## Set exercise
Below is a listing to write out in full, exactly as given, without its pictures.

.....

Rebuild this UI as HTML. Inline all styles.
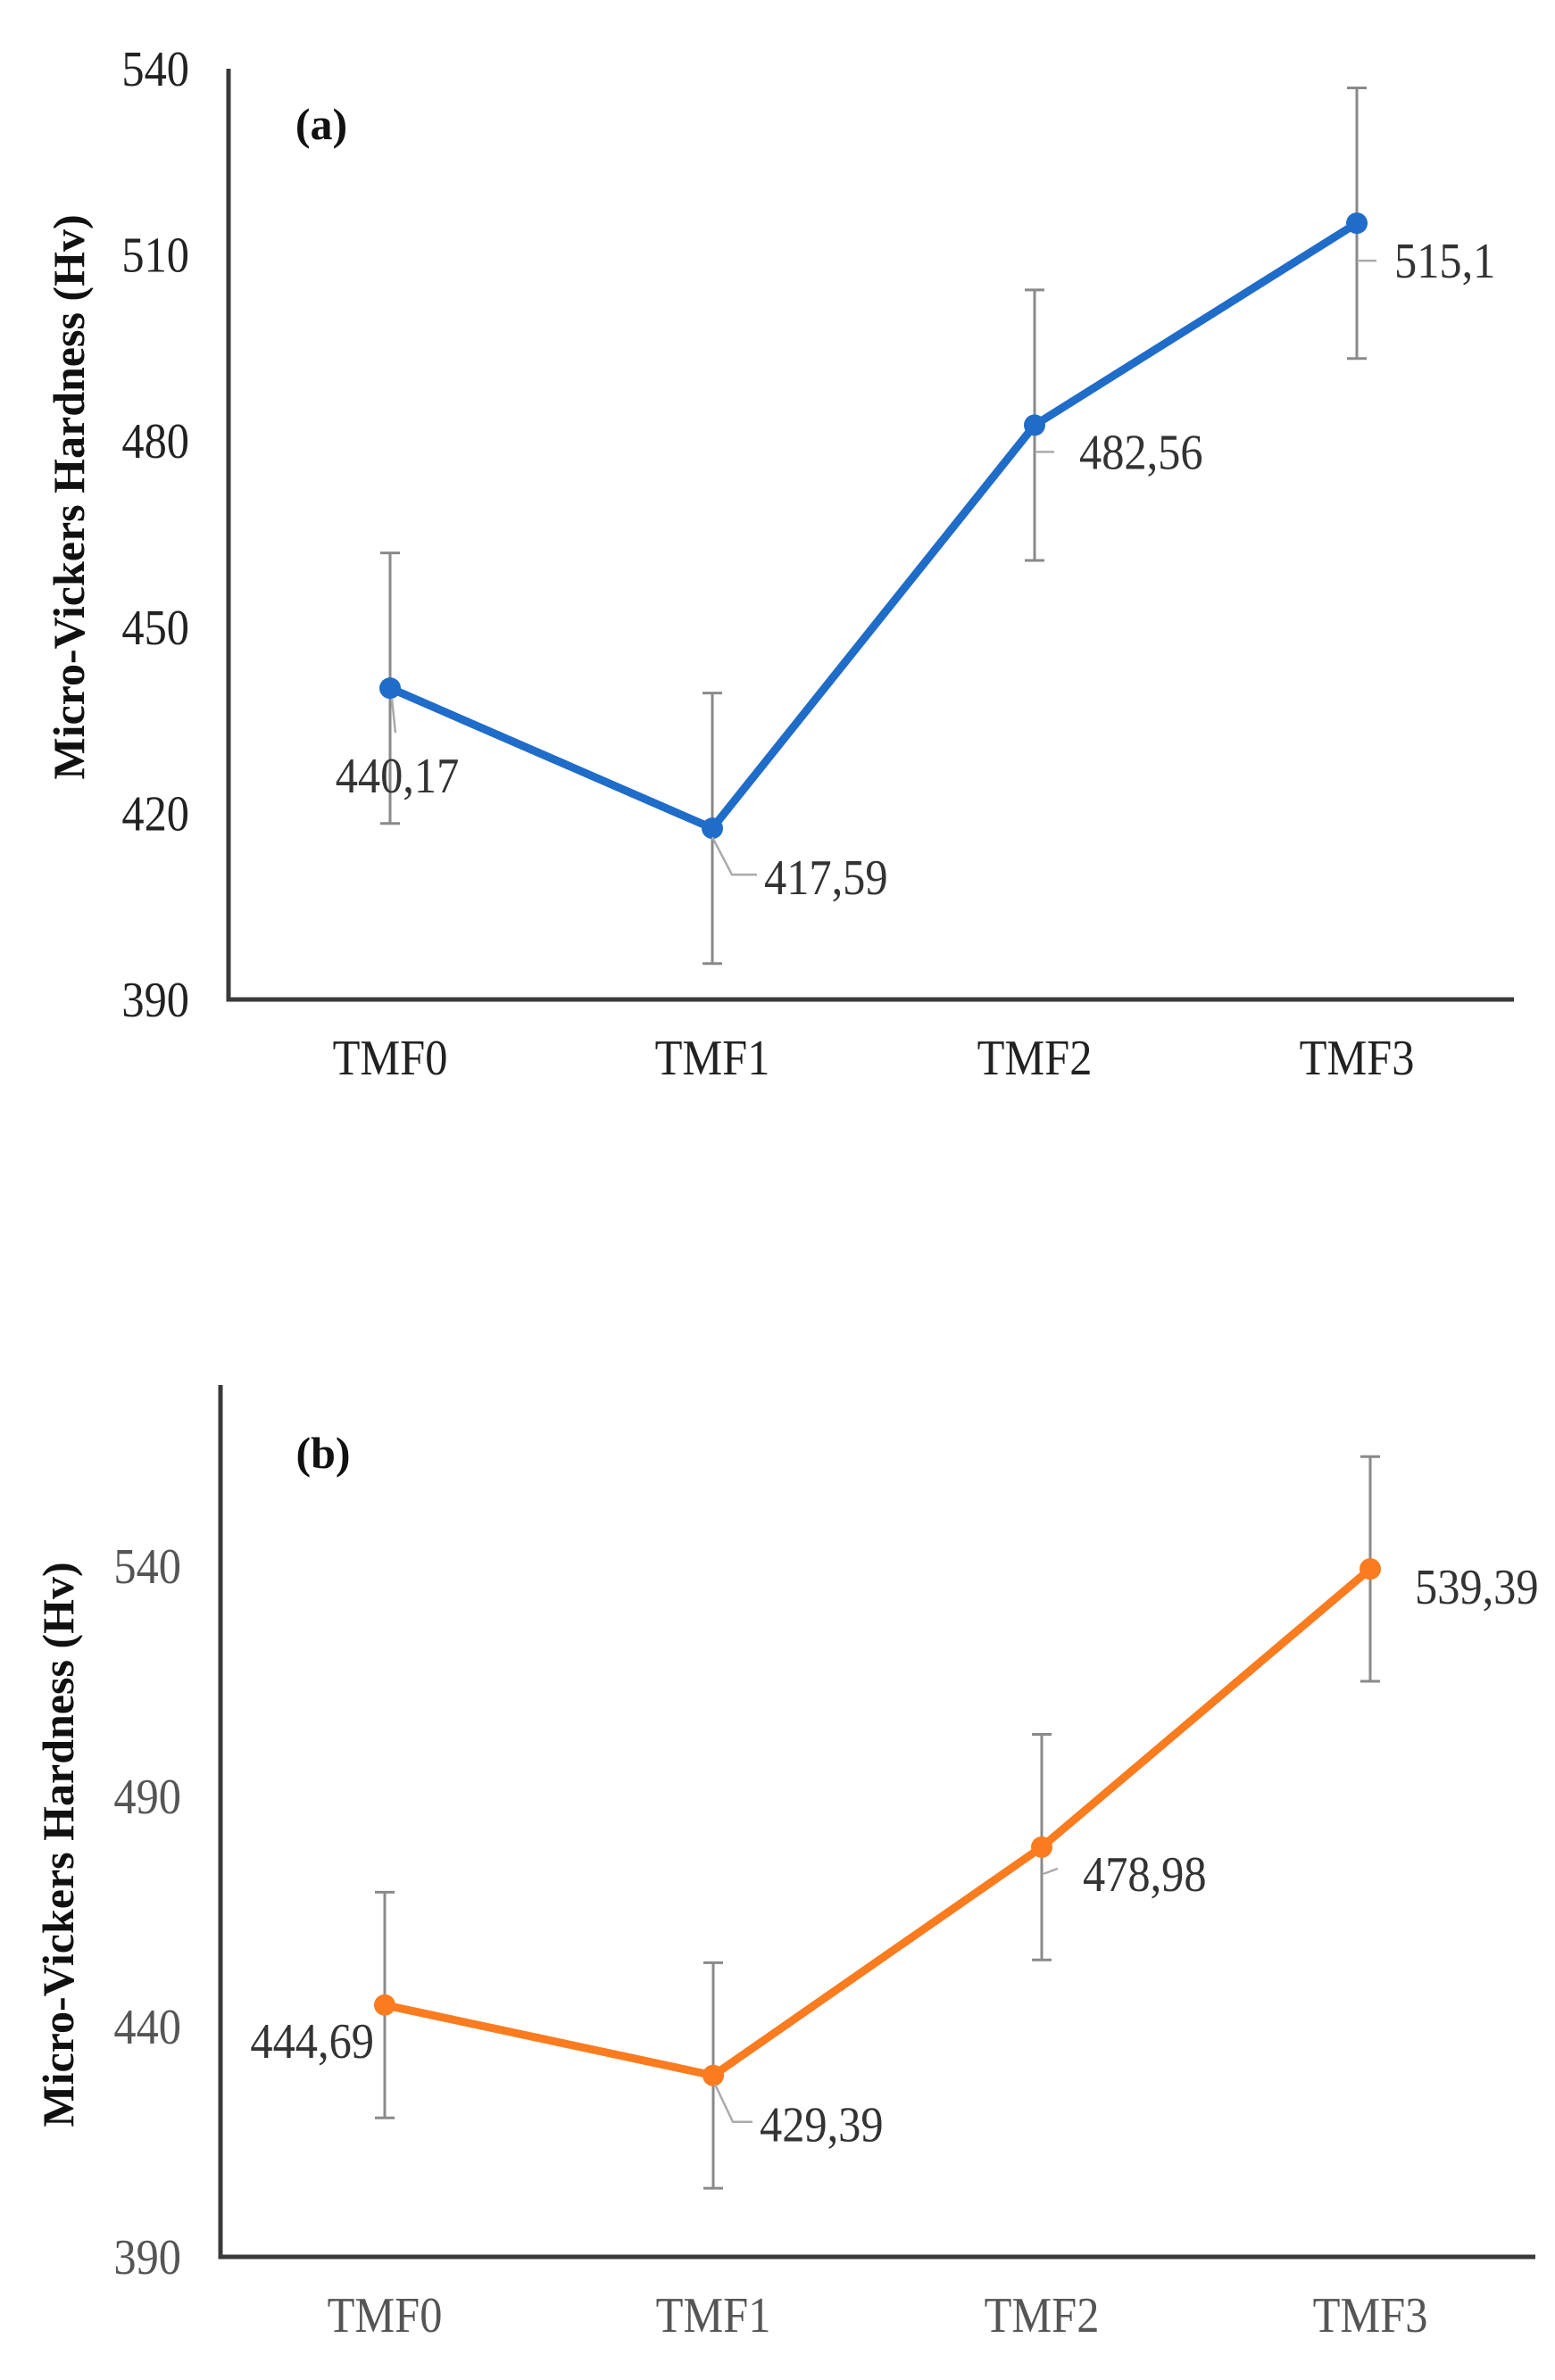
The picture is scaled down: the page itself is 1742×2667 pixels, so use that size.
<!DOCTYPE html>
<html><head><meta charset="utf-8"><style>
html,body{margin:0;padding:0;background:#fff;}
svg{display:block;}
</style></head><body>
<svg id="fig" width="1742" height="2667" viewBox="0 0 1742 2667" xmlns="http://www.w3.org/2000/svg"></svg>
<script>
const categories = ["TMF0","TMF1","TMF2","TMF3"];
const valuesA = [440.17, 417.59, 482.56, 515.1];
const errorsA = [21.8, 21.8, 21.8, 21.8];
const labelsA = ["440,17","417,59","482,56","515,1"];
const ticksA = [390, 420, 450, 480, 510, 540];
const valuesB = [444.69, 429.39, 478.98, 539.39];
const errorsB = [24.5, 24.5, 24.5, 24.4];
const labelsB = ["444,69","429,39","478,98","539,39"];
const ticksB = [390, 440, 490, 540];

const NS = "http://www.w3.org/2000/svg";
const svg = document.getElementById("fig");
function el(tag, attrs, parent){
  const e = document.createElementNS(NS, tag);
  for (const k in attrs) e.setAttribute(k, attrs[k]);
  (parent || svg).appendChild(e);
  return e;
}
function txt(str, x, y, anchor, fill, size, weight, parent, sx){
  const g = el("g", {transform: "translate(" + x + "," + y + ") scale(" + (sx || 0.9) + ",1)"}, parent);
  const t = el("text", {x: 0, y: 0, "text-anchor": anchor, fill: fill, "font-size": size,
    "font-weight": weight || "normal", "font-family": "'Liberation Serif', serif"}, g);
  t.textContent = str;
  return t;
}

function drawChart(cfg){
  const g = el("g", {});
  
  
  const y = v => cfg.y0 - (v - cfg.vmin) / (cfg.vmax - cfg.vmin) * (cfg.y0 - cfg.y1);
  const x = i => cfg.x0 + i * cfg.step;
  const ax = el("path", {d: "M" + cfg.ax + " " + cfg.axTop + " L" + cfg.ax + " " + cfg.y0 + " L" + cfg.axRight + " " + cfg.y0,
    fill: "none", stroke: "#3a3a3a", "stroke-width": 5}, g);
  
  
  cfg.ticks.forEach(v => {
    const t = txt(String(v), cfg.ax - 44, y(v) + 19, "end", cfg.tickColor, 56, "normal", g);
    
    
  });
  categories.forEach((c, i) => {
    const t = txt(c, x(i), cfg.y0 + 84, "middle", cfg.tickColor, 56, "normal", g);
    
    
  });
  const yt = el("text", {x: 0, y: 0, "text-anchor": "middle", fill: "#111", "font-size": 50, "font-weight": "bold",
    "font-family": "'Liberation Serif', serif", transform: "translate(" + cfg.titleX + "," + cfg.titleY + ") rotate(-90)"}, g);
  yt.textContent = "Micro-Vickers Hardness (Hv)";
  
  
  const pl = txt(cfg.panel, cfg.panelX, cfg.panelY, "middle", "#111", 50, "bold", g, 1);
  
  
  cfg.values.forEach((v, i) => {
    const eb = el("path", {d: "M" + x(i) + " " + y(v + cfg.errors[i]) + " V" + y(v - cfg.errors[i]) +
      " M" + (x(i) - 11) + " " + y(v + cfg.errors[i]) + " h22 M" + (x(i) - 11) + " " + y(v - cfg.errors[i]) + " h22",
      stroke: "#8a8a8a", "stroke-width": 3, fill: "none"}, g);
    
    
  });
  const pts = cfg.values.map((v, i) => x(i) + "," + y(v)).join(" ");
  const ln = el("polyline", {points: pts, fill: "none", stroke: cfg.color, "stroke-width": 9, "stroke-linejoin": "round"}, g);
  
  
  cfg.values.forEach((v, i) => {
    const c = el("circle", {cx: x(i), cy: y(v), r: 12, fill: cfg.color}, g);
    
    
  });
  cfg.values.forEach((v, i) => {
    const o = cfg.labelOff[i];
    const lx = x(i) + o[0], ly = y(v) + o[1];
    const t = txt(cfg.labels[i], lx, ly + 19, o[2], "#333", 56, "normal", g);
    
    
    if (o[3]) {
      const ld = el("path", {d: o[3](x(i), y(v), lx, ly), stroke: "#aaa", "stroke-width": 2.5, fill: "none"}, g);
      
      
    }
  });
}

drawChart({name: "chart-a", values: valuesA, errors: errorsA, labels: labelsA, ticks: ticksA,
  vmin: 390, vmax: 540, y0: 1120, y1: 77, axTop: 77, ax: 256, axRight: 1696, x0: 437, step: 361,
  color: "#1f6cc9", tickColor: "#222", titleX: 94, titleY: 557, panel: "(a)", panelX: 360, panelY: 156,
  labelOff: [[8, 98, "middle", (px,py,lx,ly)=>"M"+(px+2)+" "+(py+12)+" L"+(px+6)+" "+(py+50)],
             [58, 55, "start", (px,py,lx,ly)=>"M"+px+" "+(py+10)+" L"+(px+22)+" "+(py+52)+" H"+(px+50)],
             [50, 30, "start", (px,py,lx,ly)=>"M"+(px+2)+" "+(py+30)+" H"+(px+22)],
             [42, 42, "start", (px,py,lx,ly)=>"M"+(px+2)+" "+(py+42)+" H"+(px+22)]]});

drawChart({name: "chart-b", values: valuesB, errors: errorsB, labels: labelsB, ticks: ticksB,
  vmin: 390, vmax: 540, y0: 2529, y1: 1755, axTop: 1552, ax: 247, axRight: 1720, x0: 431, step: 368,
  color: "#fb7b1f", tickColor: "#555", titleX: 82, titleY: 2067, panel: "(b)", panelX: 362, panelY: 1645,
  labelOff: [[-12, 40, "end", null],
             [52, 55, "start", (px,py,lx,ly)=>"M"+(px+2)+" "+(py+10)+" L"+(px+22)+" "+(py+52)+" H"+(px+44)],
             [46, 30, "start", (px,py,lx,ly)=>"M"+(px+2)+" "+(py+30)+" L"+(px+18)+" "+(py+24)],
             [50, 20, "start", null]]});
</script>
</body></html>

.....

## Correct answer
Rebuild this UI as HTML. Inline all styles.
The picture is scaled down: the page itself is 1742×2667 pixels, so use that size.
<!DOCTYPE html>
<html><head><meta charset="utf-8"><style>
html,body{margin:0;padding:0;background:#fff;}
svg{display:block;}
</style></head><body>
<svg id="fig" width="1742" height="2667" viewBox="0 0 1742 2667" xmlns="http://www.w3.org/2000/svg"></svg>
<script>
const categories = ["TMF0","TMF1","TMF2","TMF3"];
const valuesA = [440.17, 417.59, 482.56, 515.1];
const errorsA = [21.8, 21.8, 21.8, 21.8];
const labelsA = ["440,17","417,59","482,56","515,1"];
const ticksA = [390, 420, 450, 480, 510, 540];
const valuesB = [444.69, 429.39, 478.98, 539.39];
const errorsB = [24.5, 24.5, 24.5, 24.4];
const labelsB = ["444,69","429,39","478,98","539,39"];
const ticksB = [390, 440, 490, 540];

const NS = "http://www.w3.org/2000/svg";
const svg = document.getElementById("fig");
function el(tag, attrs, parent){
  const e = document.createElementNS(NS, tag);
  for (const k in attrs) e.setAttribute(k, attrs[k]);
  (parent || svg).appendChild(e);
  return e;
}
function txt(str, x, y, anchor, fill, size, weight, parent, sx){
  const g = el("g", {transform: "translate(" + x + "," + y + ") scale(" + (sx || 0.9) + ",1)"}, parent);
  const t = el("text", {x: 0, y: 0, "text-anchor": anchor, fill: fill, "font-size": size,
    "font-weight": weight || "normal", "font-family": "'Liberation Serif', serif"}, g);
  t.textContent = str;
  return t;
}

function drawChart(cfg){
  const g = el("g", {});
  
  
  const y = v => cfg.y0 - (v - cfg.vmin) / (cfg.vmax - cfg.vmin) * (cfg.y0 - cfg.y1);
  const x = i => cfg.x0 + i * cfg.step;
  const ax = el("path", {d: "M" + cfg.ax + " " + cfg.axTop + " L" + cfg.ax + " " + cfg.y0 + " L" + cfg.axRight + " " + cfg.y0,
    fill: "none", stroke: "#3a3a3a", "stroke-width": 5}, g);
  
  
  cfg.ticks.forEach(v => {
    const t = txt(String(v), cfg.ax - 44, y(v) + 19, "end", cfg.tickColor, 56, "normal", g);
    
    
  });
  categories.forEach((c, i) => {
    const t = txt(c, x(i), cfg.y0 + 84, "middle", cfg.tickColor, 56, "normal", g);
    
    
  });
  const yt = el("text", {x: 0, y: 0, "text-anchor": "middle", fill: "#111", "font-size": 50, "font-weight": "bold",
    "font-family": "'Liberation Serif', serif", transform: "translate(" + cfg.titleX + "," + cfg.titleY + ") rotate(-90)"}, g);
  yt.textContent = "Micro-Vickers Hardness (Hv)";
  
  
  const pl = txt(cfg.panel, cfg.panelX, cfg.panelY, "middle", "#111", 50, "bold", g, 1);
  
  
  cfg.values.forEach((v, i) => {
    const eb = el("path", {d: "M" + x(i) + " " + y(v + cfg.errors[i]) + " V" + y(v - cfg.errors[i]) +
      " M" + (x(i) - 11) + " " + y(v + cfg.errors[i]) + " h22 M" + (x(i) - 11) + " " + y(v - cfg.errors[i]) + " h22",
      stroke: "#8a8a8a", "stroke-width": 3, fill: "none"}, g);
    
    
  });
  const pts = cfg.values.map((v, i) => x(i) + "," + y(v)).join(" ");
  const ln = el("polyline", {points: pts, fill: "none", stroke: cfg.color, "stroke-width": 9, "stroke-linejoin": "round"}, g);
  
  
  cfg.values.forEach((v, i) => {
    const c = el("circle", {cx: x(i), cy: y(v), r: 12, fill: cfg.color}, g);
    
    
  });
  cfg.values.forEach((v, i) => {
    const o = cfg.labelOff[i];
    const lx = x(i) + o[0], ly = y(v) + o[1];
    const t = txt(cfg.labels[i], lx, ly + 19, o[2], "#333", 56, "normal", g);
    
    
    if (o[3]) {
      const ld = el("path", {d: o[3](x(i), y(v), lx, ly), stroke: "#aaa", "stroke-width": 2.5, fill: "none"}, g);
      
      
    }
  });
}

drawChart({name: "chart-a", values: valuesA, errors: errorsA, labels: labelsA, ticks: ticksA,
  vmin: 390, vmax: 540, y0: 1120, y1: 77, axTop: 77, ax: 256, axRight: 1696, x0: 437, step: 361,
  color: "#1f6cc9", tickColor: "#222", titleX: 94, titleY: 557, panel: "(a)", panelX: 360, panelY: 156,
  labelOff: [[8, 98, "middle", (px,py,lx,ly)=>"M"+(px+2)+" "+(py+12)+" L"+(px+6)+" "+(py+50)],
             [58, 55, "start", (px,py,lx,ly)=>"M"+px+" "+(py+10)+" L"+(px+22)+" "+(py+52)+" H"+(px+50)],
             [50, 30, "start", (px,py,lx,ly)=>"M"+(px+2)+" "+(py+30)+" H"+(px+22)],
             [42, 42, "start", (px,py,lx,ly)=>"M"+(px+2)+" "+(py+42)+" H"+(px+22)]]});

drawChart({name: "chart-b", values: valuesB, errors: errorsB, labels: labelsB, ticks: ticksB,
  vmin: 390, vmax: 540, y0: 2529, y1: 1755, axTop: 1552, ax: 247, axRight: 1720, x0: 431, step: 368,
  color: "#fb7b1f", tickColor: "#555", titleX: 82, titleY: 2067, panel: "(b)", panelX: 362, panelY: 1645,
  labelOff: [[-12, 40, "end", null],
             [52, 55, "start", (px,py,lx,ly)=>"M"+(px+2)+" "+(py+10)+" L"+(px+22)+" "+(py+52)+" H"+(px+44)],
             [46, 30, "start", (px,py,lx,ly)=>"M"+(px+2)+" "+(py+30)+" L"+(px+18)+" "+(py+24)],
             [50, 20, "start", null]]});
</script>
</body></html>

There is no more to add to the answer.